Monday, January 29, 2007

7,000 Kentucky children in foster care

Foster care providers getting squeezed
Robinson, Bill. Richmond Register, Jan. 27, 2007.

Some 7,000 Kentucky children live in “out-of-home settings,” according to statistics from Buckhorn Children and Family Services.

“Unfortunately, the number of children removed from homes where they have been neglected or abused continues to rise,” said Robin Gabbard, spokesperson for Buckhorn Services, a mission of the Presbyterian Church USA.

Buckhorn, which serves special needs children in the eastern half of the state, provides “treatment foster care” in four Central Kentucky counties from a “community-based services office” that it has maintained in Richmond for 10 years.

As the cost of caring for the growing number of children removed from unsafe homes has increased, state payments to non-profit organizations that sponsor “treatment foster homes” has not increased in six years, Gabbard said.

In addition to growing expenses such as fuel costs, the cost of meeting ever-more stringent state standards continues to rise, she said.

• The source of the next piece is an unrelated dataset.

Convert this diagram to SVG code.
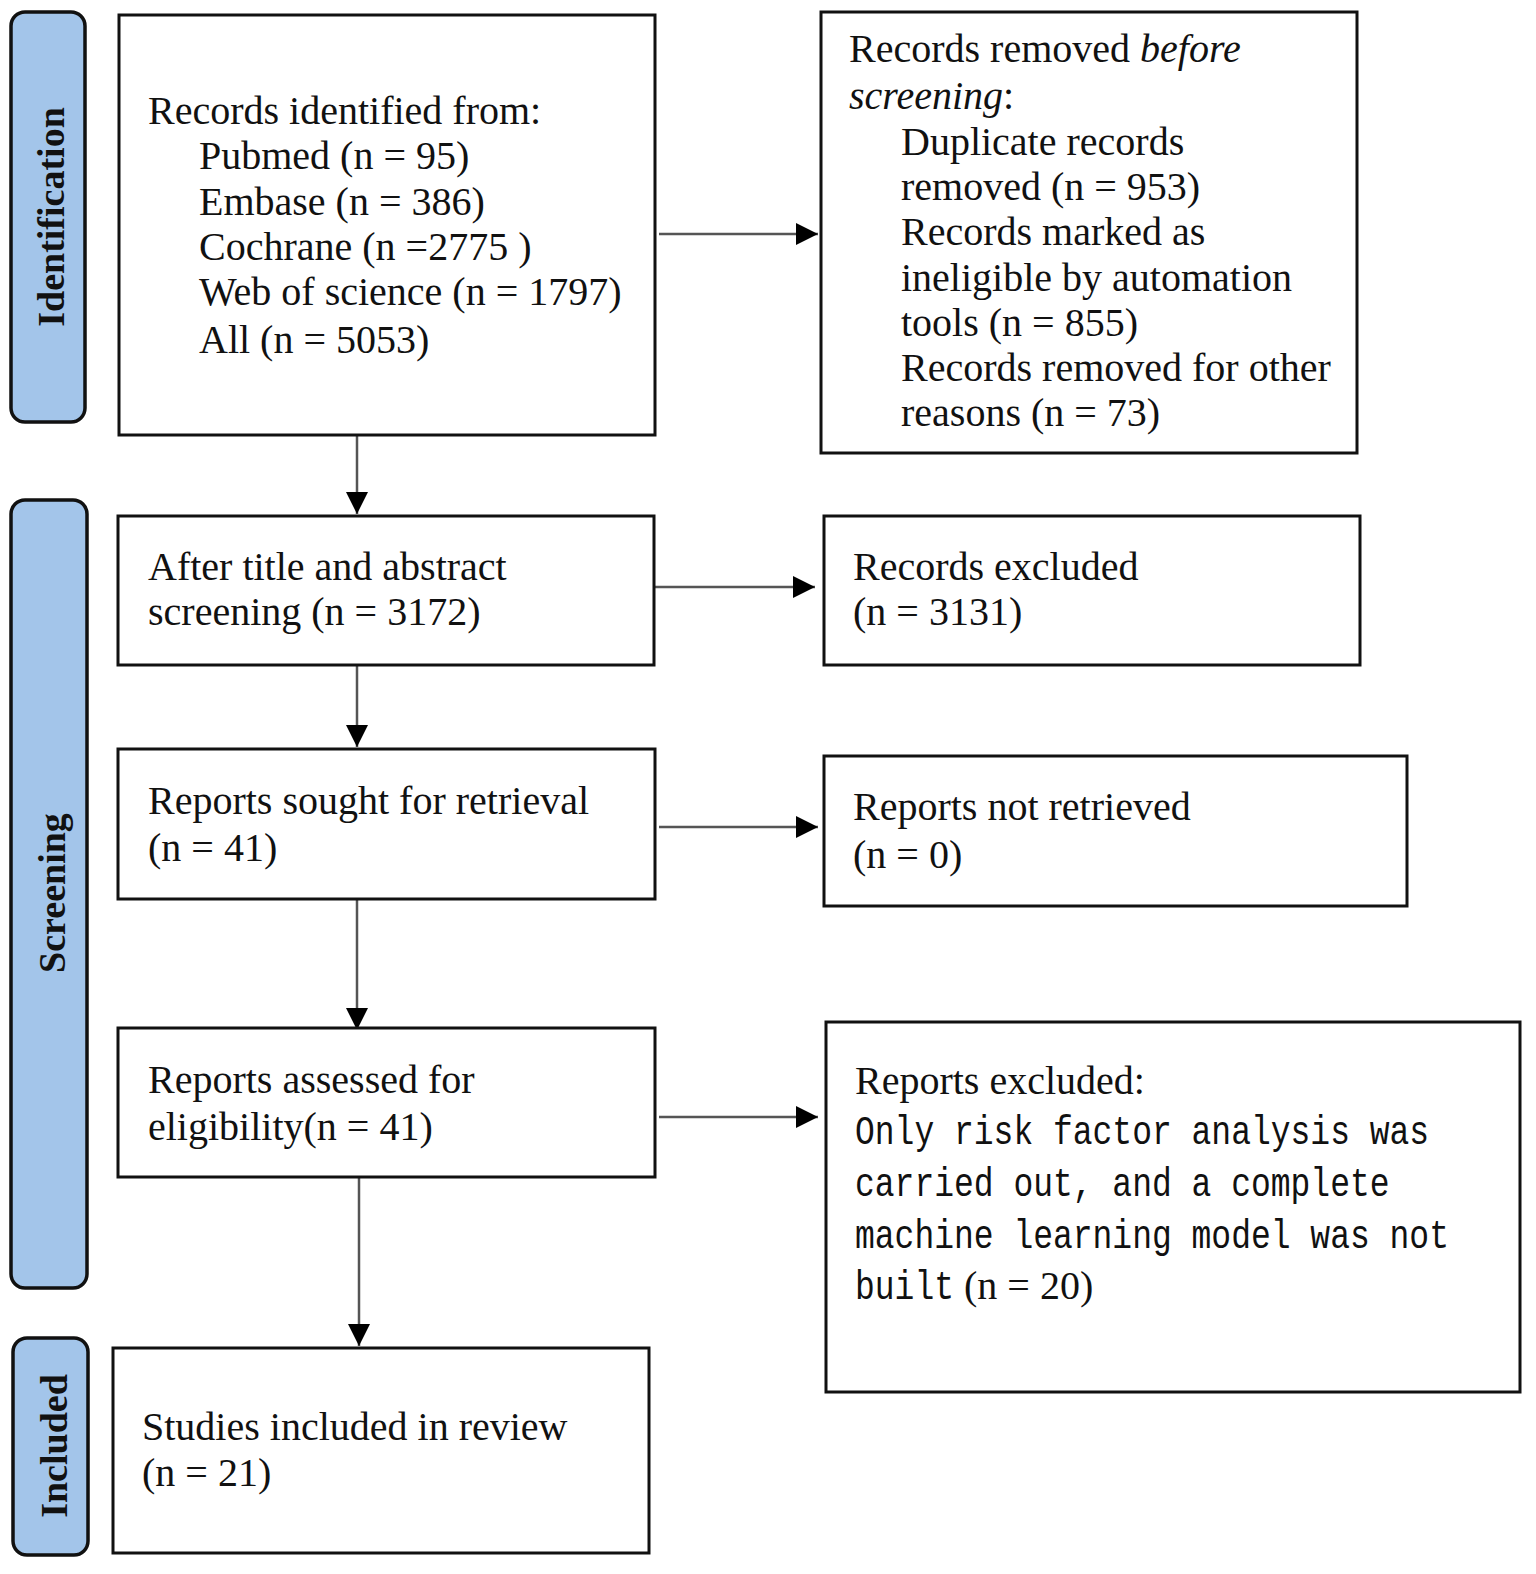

Two employees of Buckhorn, which has a training center and 10 affiliated foster homes in Madison County, spoke up at a “town hall” meeting that Gov. Ernie Fletcher had in Richmond on Jan. 16.

The governor is conducting a series public meetings across the state to get citizen input on what should be done with the $279 million budget surplus the state expects this year.

In recent months, Buckhorn and similar organizations of the Kentucky Children’s Alliance have had to close facilities because of funding problems, Regina Warren, Buckhorn’s chief operating officer told the governor.

Just $15 million, or 5 percent of the surplus, could keep independent care providers from cutting back on their services, Warren said.

Buckhorn is sending representatives to all of the governor’s town hall meetings to get its message out, Gabbard said.

“We’re also asking our supporters to contact the governor’s office as well as their state legislators with their concerns,” she said.

Comments may be sent to the governor via the
Web site: http://governor.ky.gov/your_money/

Current state funding provides Buckhorn $187 per day for children in its residential programs, Gabbard said. “Our cost is $279 per day, a $92 difference.” Buckhorn must raise funds from private donors to bridge the funding gap or cut back on services, she said.

Parents in Buckhorn’s program “accept children who could not be helped by others,” Gabbard said. The problems of children in what the state calls “Foster Care Plus” homes often can be traced to the environments from which they have been removed, she said.

“We’re seeing more and more children with substance abuse issues,” Gabbard said. “Often they have followed a parent or parents in to drug abuse,” she said. Many of the children in Buckhorn homes have been physically or sexually abused. Other have medical or developmental problems.

Parents in Buckhorn’s foster care program are thoroughly screened and trained, said Randy Murrell, recruitment and certification specialist in Buckhorn’s Richmond office.

“We offer training in crisis management, first aid, CPR and to deal with the specialized needs that foster children may have,” Murrell said.

State Rep. Harry Moberly, D-Richmond chairman of the House of Representative’s Appropriations and Revenue Committee, said that per diem funding for “regular foster care” homes will increase “significantly” July 1 when the state’s fiscal year begins. “I am very interested in our foster care programs,” Moberly said. The governor had not included increased foster care funding in his budget proposal last year, he said.

“We won’t be able to accomplish it” in the short legislative session that begins in February, but the legislature “will examine the additional needs of Foster Care Plus providers such as Buckhorn in the next budget,” Moberly said.

“Buckhorn’s programs provide treatment in addition to regular foster care,” he said. “The legislature will likely require these agencies to show that their treatment programs are achieving results.”